L’autore illustra questi tre scenari in quanto casi paradigmatici di ciò che è stata l’applicazione pratica delle teorie antimoderniste. Il risultato non può certo soddisfare nella loro piatta e anacronistica proposizione del gusto vernacolare. È però nel capitolo dedicato al ruolo svolto dalla riflessione teorica di Robert Venturi e Denise Scott Brown che Ferrari individua le origini dell’interesse per quella «riscoperta delle istanze dal basso e di una democratizzazione del gusto» che oggi si ripresenta inalterata, a distanza di oltre quarat’anni.

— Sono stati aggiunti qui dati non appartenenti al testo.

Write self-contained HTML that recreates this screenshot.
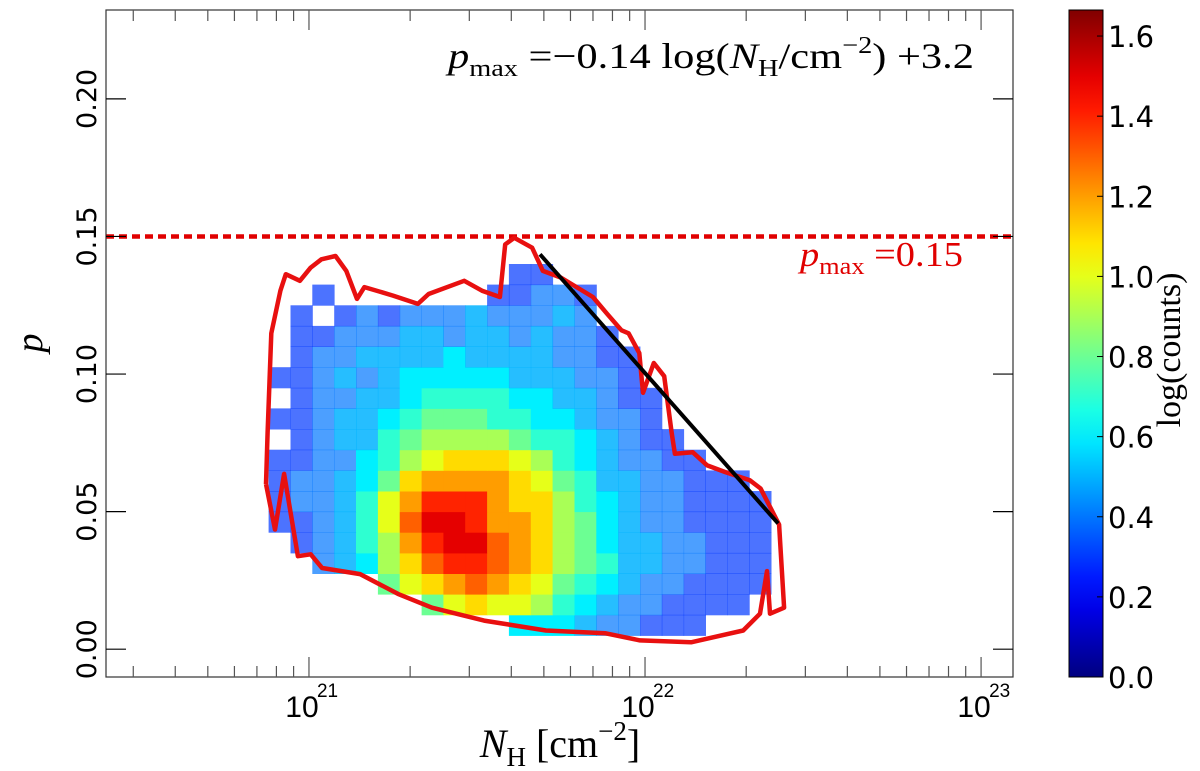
<!DOCTYPE html>
<html><head><meta charset="utf-8"><style>
html,body{margin:0;padding:0;background:#fff;}
svg{display:block;}
</style></head><body>
<svg id="chart" width="1200" height="771" viewBox="0 0 1200 771" xmlns="http://www.w3.org/2000/svg">
<rect x="0" y="0" width="1200" height="771" fill="#fff"/>
<g id="heat"></g>
<g id="overlay"></g>
<g id="axes"></g>
<g id="cbar"></g>
<text x="448" y="68" textLength="526" lengthAdjust="spacingAndGlyphs" font-family="Liberation Serif, serif" font-size="36" fill="#000"><tspan font-style="italic">p</tspan><tspan font-size="24" dy="8">max</tspan><tspan dy="-8"> =−0.14 log(</tspan><tspan font-style="italic">N</tspan><tspan font-size="24" dy="8">H</tspan><tspan dy="-8">/cm</tspan><tspan font-size="24" dy="-15">−2</tspan><tspan dy="15">) +3.2</tspan></text>
<text x="800" y="266" textLength="163" lengthAdjust="spacingAndGlyphs" font-family="Liberation Serif, serif" font-size="35" fill="#e00000"><tspan font-style="italic">p</tspan><tspan font-size="24" dy="8">max</tspan><tspan dy="-8"> =0.15</tspan></text>
<text x="560" y="757" text-anchor="middle" font-family="Liberation Serif, serif" font-size="40" fill="#000"><tspan font-style="italic">N</tspan><tspan font-size="27" dy="9">H</tspan><tspan dy="-9"> [cm</tspan><tspan font-size="27" dy="-17">−2</tspan><tspan dy="17">]</tspan></text>
<text transform="translate(42,343) rotate(-90)" text-anchor="middle" font-family="Liberation Serif, serif" font-style="italic" font-size="38" fill="#000">p</text>
<text transform="translate(1180,350) rotate(-90)" text-anchor="middle" font-family="Liberation Serif, serif" font-size="34" fill="#000">log(counts)</text>
</svg>
<script>
// ---- data ----
const xDomain = [20.396, 23.095];      // log10 N_H
const yDomain = [-0.0101, 0.2323];     // p
const cDomain = [0, 1.665];            // log(counts)
const binLogN0 = 20.88, binLogNStep = 0.065;
const binP0 = 0.005, binPStep = 0.0075;
// rows from p bin 0 (bottom) upward; values = log(counts)*10
const heatRows = [
[0,0,0,0,0,0,0,0,0,0,0,6,6,6,5,4,4,3,3,3,0,0,0,0],
[0,0,0,0,0,0,0,8,10,11,10,10,9,7,6,5,4,4,3,3,3,3,0,0],
[0,0,0,0,0,8,10,11,12,13,12,11,10,8,7,6,5,4,4,3,3,3,3,0],
[0,0,4,5,6,9,11,13,14,14,13,12,11,9,8,7,5,5,4,4,3,3,3,0],
[0,3,4,5,7,9,12,14,15,15,13,12,11,9,8,6,5,5,4,4,3,3,3,0],
[3,3,4,5,7,10,13,15,15,14,12,12,11,9,8,6,5,4,4,3,3,3,3,0],
[3,4,4,5,7,10,12,14,14,14,12,11,11,9,7,6,5,4,4,3,3,3,3,0],
[3,4,4,5,6,8,11,12,12,12,12,11,10,8,7,5,5,4,4,3,3,3,0,0],
[3,3,4,4,6,7,9,10,11,11,11,10,9,7,6,5,4,4,3,3,0,0,0,0],
[0,3,4,5,5,7,8,9,9,9,9,8,7,7,6,5,4,3,3,0,0,0,0,0],
[3,3,4,5,5,6,7,8,8,8,7,7,6,6,5,4,4,3,0,0,0,0,0,0],
[0,3,4,4,5,5,6,7,7,7,7,6,6,5,5,4,3,3,0,0,0,0,0,0],
[3,3,4,5,4,5,6,6,6,6,6,5,5,5,4,4,3,0,0,0,0,0,0,0],
[0,3,4,4,5,5,5,5,6,5,5,5,5,4,4,3,3,0,0,0,0,0,0,0],
[0,3,3,4,4,4,5,5,4,5,5,4,5,4,4,3,0,0,0,0,0,0,0,0],
[0,3,0,3,4,3,4,4,4,5,4,4,4,5,4,0,0,0,0,0,0,0,0,0],
[0,0,3,0,0,0,0,0,0,0,3,3,4,4,3,0,0,0,0,0,0,0,0,0],
[0,0,0,0,0,0,0,0,0,0,0,3,3,0,0,0,0,0,0,0,0,0,0,0]
];
const contourLogN = [20.872,20.899,20.926,20.967,21.005,21.039,21.152,21.265,21.366,21.521,21.705,21.881,21.985,22.137,22.292,22.342,22.363,22.372,22.414,22.399,22.344,22.312,22.238,22.185,22.142,22.089,22.079,22.057,22.026,21.994,21.983,21.951,21.930,21.887,21.845,21.749,21.696,21.664,21.611,21.584,21.568,21.515,21.462,21.356,21.324,21.250,21.165,21.143,21.111,21.079,21.037,21.005,20.973,20.931,20.915,20.888,20.877,20.872];
const contourP = [0.0600,0.0435,0.0637,0.0338,0.0345,0.0295,0.0273,0.0201,0.0151,0.0104,0.0068,0.0058,0.0032,0.0025,0.0068,0.0129,0.0284,0.0129,0.0151,0.0453,0.0584,0.0614,0.0644,0.0668,0.0716,0.0710,0.0788,0.0992,0.1040,0.0932,0.1076,0.1148,0.1159,0.1219,0.1280,0.1351,0.1375,0.1459,0.1495,0.1471,0.1280,0.1303,0.1339,0.1291,0.1255,0.1285,0.1316,0.1273,0.1375,0.1429,0.1417,0.1387,0.1339,0.1363,0.1303,0.1148,0.0788,0.0600];
const fitLogN = [21.6875, 22.396];
const fitP = [0.1435, 0.0457];
const pmaxLevel = [0.15];
const yTicks = [0.00, 0.05, 0.10, 0.15, 0.20];
const yTickLabels = ["0.00","0.05","0.10","0.15","0.20"];
const xDecades = [21, 22, 23];
const xDecadeLabels = ["21","22","23"];
const cTicks = [0.0,0.2,0.4,0.6,0.8,1.0,1.2,1.4,1.6];
const cTickLabels = ["0.0","0.2","0.4","0.6","0.8","1.0","1.2","1.4","1.6"];

// ---- layout ----
const L=106,R=1013,T=10,B=677;
const CL=1069,CR=1103;
const NS="http://www.w3.org/2000/svg";
function sx(v){return L+(v-xDomain[0])/(xDomain[1]-xDomain[0])*(R-L);}
function sy(v){return B-(v-yDomain[0])/(yDomain[1]-yDomain[0])*(B-T);}
function sc(v){return B-(v-cDomain[0])/(cDomain[1]-cDomain[0])*(B-T);}
function mk(tag,attrs,parent){const e=document.createElementNS(NS,tag);for(const k in attrs)e.setAttribute(k,attrs[k]);parent.appendChild(e);return e;}
function jet(t){t=Math.max(0,Math.min(1,t));
 const f=(x)=>Math.max(0,Math.min(1,x));
 const r=f(1.5-Math.abs(4*t-3)),g=f(1.5-Math.abs(4*t-2)),b=f(1.5-Math.abs(4*t-1));
 return `rgb(${Math.round(r*255)},${Math.round(g*255)},${Math.round(b*255)})`;}

const heat=document.getElementById('heat');
heatRows.forEach((row,j)=>{row.forEach((v,i)=>{
 if(v<=0)return;
 const val=v/10;
 const x0=sx(binLogN0+i*binLogNStep),x1=sx(binLogN0+(i+1)*binLogNStep);
 const y0=sy(binP0+(j+1)*binPStep),y1=sy(binP0+j*binPStep);
 const r=mk('rect',{x:x0.toFixed(1),y:y0.toFixed(1),width:(x1-x0+0.5).toFixed(1),height:(y1-y0+0.5).toFixed(1),fill:jet(val/cDomain[1]),'fill-opacity':val<0.45?0.7:(val<0.6?0.85:1)},heat);
 
 
});});

const ov=document.getElementById('overlay');
const dl=mk('line',{x1:L,x2:R,y1:sy(pmaxLevel[0]),y2:sy(pmaxLevel[0]),stroke:'#e00000','stroke-width':4.5,'stroke-dasharray':'8 5'},ov);


const pts=contourLogN.map((v,i)=>sx(v).toFixed(1)+','+sy(contourP[i]).toFixed(1)).join(' ');
const cp=mk('polyline',{points:pts,fill:'none',stroke:'#e81010','stroke-width':4.5,'stroke-linejoin':'round'},ov);


const fl=mk('line',{x1:sx(fitLogN[0]),y1:sy(fitP[0]),x2:sx(fitLogN[1]),y2:sy(fitP[1]),stroke:'#000','stroke-width':4},ov);



const ax=document.getElementById('axes');
mk('rect',{x:L,y:T,width:R-L,height:B-T,fill:'none',stroke:'#333','stroke-width':1.2},ax);
yTicks.forEach((v,i)=>{const y=sy(v);
 mk('line',{x1:L,x2:L+20,y1:y,y2:y,stroke:'#000','stroke-width':1.2},ax);
 mk('line',{x1:R-20,x2:R,y1:y,y2:y,stroke:'#000','stroke-width':1.2},ax);
 const t=mk('text',{transform:`translate(96,${y}) rotate(-90)`,'text-anchor':'middle','font-family':'DejaVu Sans, sans-serif','font-size':27,fill:'#000'},ax);
 t.textContent=yTickLabels[i];
 
 
});
for(let d=20;d<=23;d++){for(let m=1;m<=9;m++){
 const lv=d+Math.log10(m); if(lv<xDomain[0]||lv>xDomain[1])continue;
 const x=sx(lv),len=m===1?20:11;
 mk('line',{x1:x,x2:x,y1:B,y2:B-len,stroke:'#555','stroke-width':1.2},ax);
 mk('line',{x1:x,x2:x,y1:T,y2:T+len,stroke:'#555','stroke-width':1.2},ax);
}}
xDecades.forEach((d,i)=>{const x=sx(d);
 const t=mk('text',{x:x-7,y:717,'text-anchor':'middle','font-family':'Liberation Sans, sans-serif','font-size':30,fill:'#000'},ax);
 t.textContent='10';
 
 
 const s=mk('text',{x:x+8,y:697,'text-anchor':'start','font-family':'Liberation Sans, sans-serif','font-size':19,fill:'#000'},ax);
 s.textContent=xDecadeLabels[i];
 
 
});

const cb=document.getElementById('cbar');
const defs=mk('defs',{},cb);
const grad=mk('linearGradient',{id:'jetg',x1:0,y1:1,x2:0,y2:0},defs);
for(let k=0;k<=20;k++){mk('stop',{offset:k/20,'stop-color':jet(k/20)},grad);}
mk('rect',{x:CL,y:T,width:CR-CL,height:B-T,fill:'url(#jetg)',stroke:'#000','stroke-width':1},cb);
cTicks.forEach((v,i)=>{const y=sc(v);
 mk('line',{x1:CR-6,x2:CR,y1:y,y2:y,stroke:'#000','stroke-width':1},cb);
 const t=mk('text',{x:CR+5,y:y+11,'font-family':'DejaVu Sans, sans-serif','font-size':29,fill:'#000'},cb);
 t.textContent=cTickLabels[i];
 
 
});
</script>
</body></html>
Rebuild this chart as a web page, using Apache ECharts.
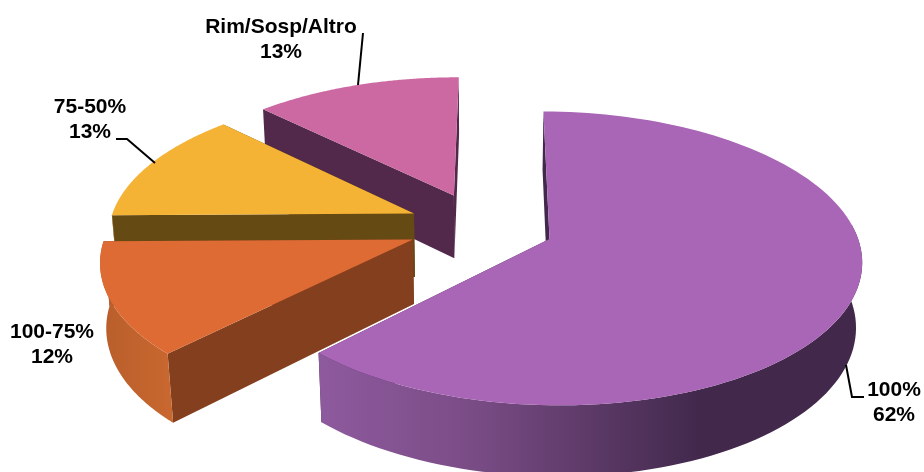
<!DOCTYPE html>
<html><head><meta charset="utf-8">
<style>html,body{margin:0;padding:0;background:#fff}#c{width:924px;height:472px}</style>
<script src="https://cdn.jsdelivr.net/npm/echarts@6/dist/echarts.min.js"></script>
</head><body><div id="c"></div>
<script>
const categories = ['100%', '100-75%', '75-50%', 'Rim/Sosp/Altro'];
const shares = [62.2, 12.49, 12.65, 12.66];

const topColors = ['#A965B6', '#DD6B33', '#F5B335', '#CC69A2'];
const cutColors = ['#42294C', '#843F1F', '#664A14', '#52294B'];
const wallStops = [
  [[0, '#8E5A9E'], [0.28, '#7A4C86'], [0.7, '#42294C'], [1, '#42294C']],
  [[0, '#B85E2B'], [1, '#C8672F']],
  [[0, '#9C6F1F'], [1, '#9C6F1F']],
  [[0, '#52294B'], [1, '#52294B']]
];
const labelBoxes = [
  { x: 894, y: 403, line: [[846, 365], [852, 397], [864, 397]] },
  { x: 52, y: 345, line: null },
  { x: 90, y: 120, line: [[155, 163], [127, 139], [116, 139]] },
  { x: 281, y: 40, line: [[358, 85], [363, 33]] }
];
const view = { cx: 481, cy: 226, rx: 305, ry: 141, depth: 65, k: 0.13, m: 0.016, explode: 0.24, rotate: 0.4 * Math.PI / 180 };

function project(u, v, h) {
  const d = 1 + view.k * v + view.m * h;
  return [view.cx + view.rx * u / d, view.cy + (-view.ry * v + view.depth * h) / d];
}
function faces(a) {
  const c = Math.cos(a);
  return c < -1e-6 || (Math.sin(a) > 0 && c < 0.12);
}
function renderSlice(params, api) {
  const i = params.dataIndex;
  const total = shares.reduce((a, b) => a + b, 0);
  const start = view.rotate + shares.slice(0, i).reduce((a, b) => a + b, 0) / total * 2 * Math.PI;
  const sweep = api.value(0) / total * 2 * Math.PI;
  const mid = start + sweep / 2;
  const ox = view.explode * Math.sin(mid), oy = view.explode * Math.cos(mid);
  const angles = [];
  for (let s = 0; s <= 120; s++) angles.push(start + sweep * s / 120);
  const at = (a, h) => project(ox + Math.sin(a), oy + Math.cos(a), h);
  const topArc = angles.map(a => at(a, 0));
  const seen = angles.filter(faces);
  const apexT = project(ox, oy, 0), apexB = project(ox, oy, 1);
  const base = (categories.length - i) * 10;
  const poly = (points, fill, step) => ({ type: 'polygon', z2: base + step, shape: { points }, style: { fill, stroke: null }, silent: true });
  const xs = topArc.map(p => p[0]);
  const grad = new echarts.graphic.LinearGradient(Math.min(...xs), 0, Math.max(...xs), 0,
    wallStops[i].map(s => ({ offset: s[0], color: s[1] })), true);
  const a0 = angles[0], a1 = angles[120];
  const children = [
    poly([apexT, at(a0, 0), at(a0, 1), apexB], cutColors[i], 0),
    poly([apexT, at(a1, 0), at(a1, 1), apexB], cutColors[i], 1)
  ];
  if (seen.length > 1) {
    children.push(poly(seen.map(a => at(a, 0)).concat(seen.slice().reverse().map(a => at(a, 1))), grad, 2));
  }
  children.push(poly([apexT].concat(topArc), topColors[i], 3));
  return { type: 'group', children };
}
function renderNotes(params, api) {
  const i = params.dataIndex;
  const b = labelBoxes[i];
  const children = [{
    type: 'text', silent: true,
    style: {
      x: b.x, y: b.y, text: categories[i] + '\n' + Math.round(api.value(0)) + '%',
      fill: '#000', align: 'center', verticalAlign: 'middle', lineHeight: 25,
      font: 'bold 21px "Liberation Sans", Arial, sans-serif'
    }
  }];
  if (b.line) children.push({ type: 'polyline', silent: true, shape: { points: b.line }, style: { fill: null, stroke: '#000', lineWidth: 2 } });
  return { type: 'group', children };
}
const chart = echarts.init(document.getElementById('c'), null, { renderer: 'canvas' });
chart.setOption({
  animation: false,
  backgroundColor: '#fff',
  series: [
    { type: 'custom', coordinateSystem: 'none', renderItem: renderSlice, data: shares.map(v => [v]), z: 1 },
    { type: 'custom', coordinateSystem: 'none', renderItem: renderNotes, data: shares.map(v => [v]), z: 2 }
  ]
});
</script></body></html>
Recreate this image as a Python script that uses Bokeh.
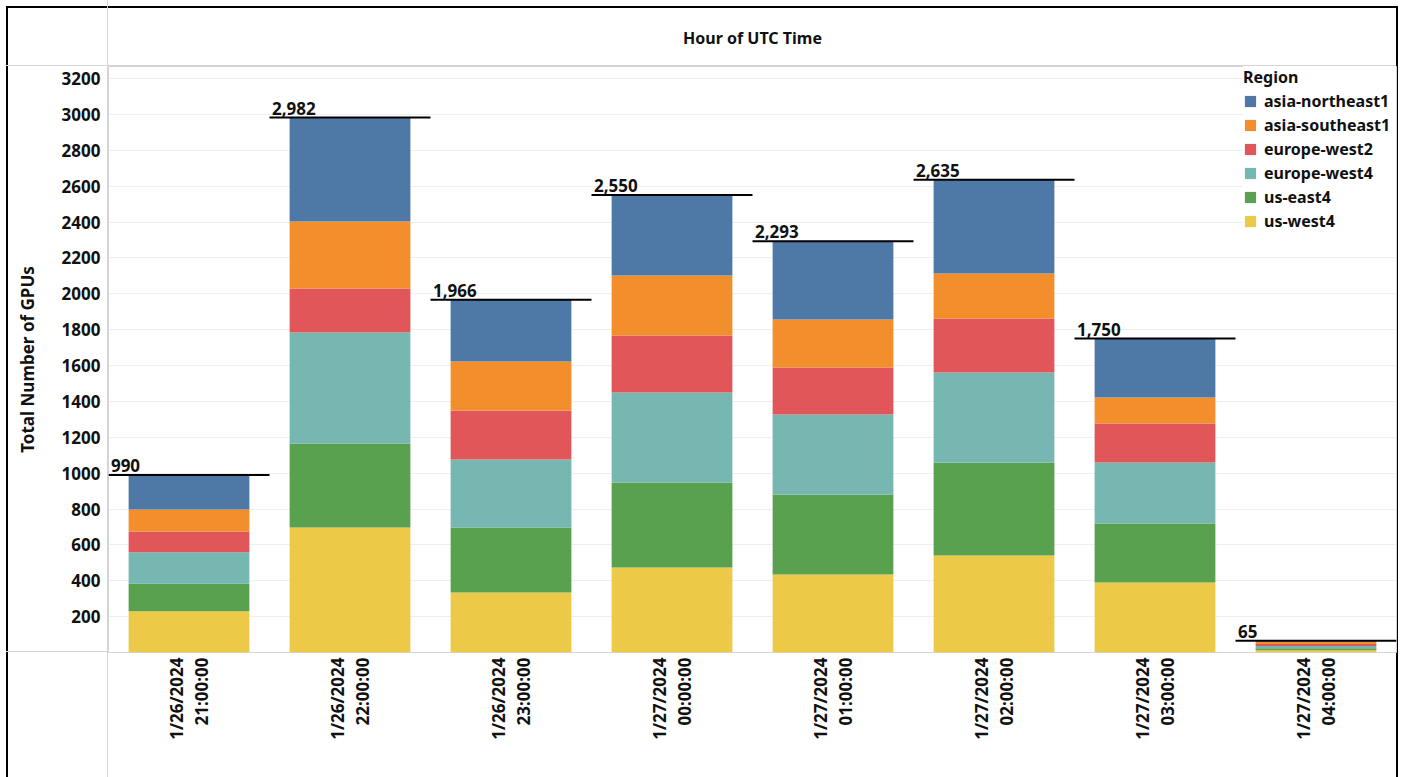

In Learning from Las Vegas (1972; Imparare da Las Vegas, Quodlibet, 2010) la critica all’architettura dell’International Style pone al centro della svolta l’ambiguo richiamo ai desideri e ai gusti della gente. Le immagini del consumo di massa formate da hotel, casinò, centri commerciali e stazioni di servizio, con le loro spettacolari insegne e stravaganti decorazioni, hanno in Las Vegas il luogo ideale di verifica delle potenzialità espressive delle forme edulcorate, banali e kitsch del mercato. La riflessione venturiana si misura con i simboli e le metafore dell’«ordinario» che «eroicizzato» intende porsi come alternativa al formalismo retorico della modernità. È però nell’ultimo capitolo che Ferrari, sulle orme di Ernesto Laclau, ci espone la sua tesi secondo la quale solo negli anni sessanta si manifesta quel «populismo forte» che si distingue da quello «debole» delle epoche precedenti.

Venuta meno l’idea forte di razionalità, la capacità di affermare i principi universali che segnavano il progetto moderno, il presente si caratterizza per un’eterogeneità di comportamenti e posizioni che non si significano affatto pluralismo estetico. Il «realismo populista» è ciò che ha generato la società dei consumi e l’egemonia neoliberista. È questo l’ambito nel quale si esprime l’architettura contemporanea componendo immagini che compiacciono i gusti più mediocri e omologati ma adattandosi «razionalmente» alle nuove condizioni del presente.

È all’interno di questa «mediocrazia» che si dibatte la cultura architettonica, per adesso senza convincenti alternative.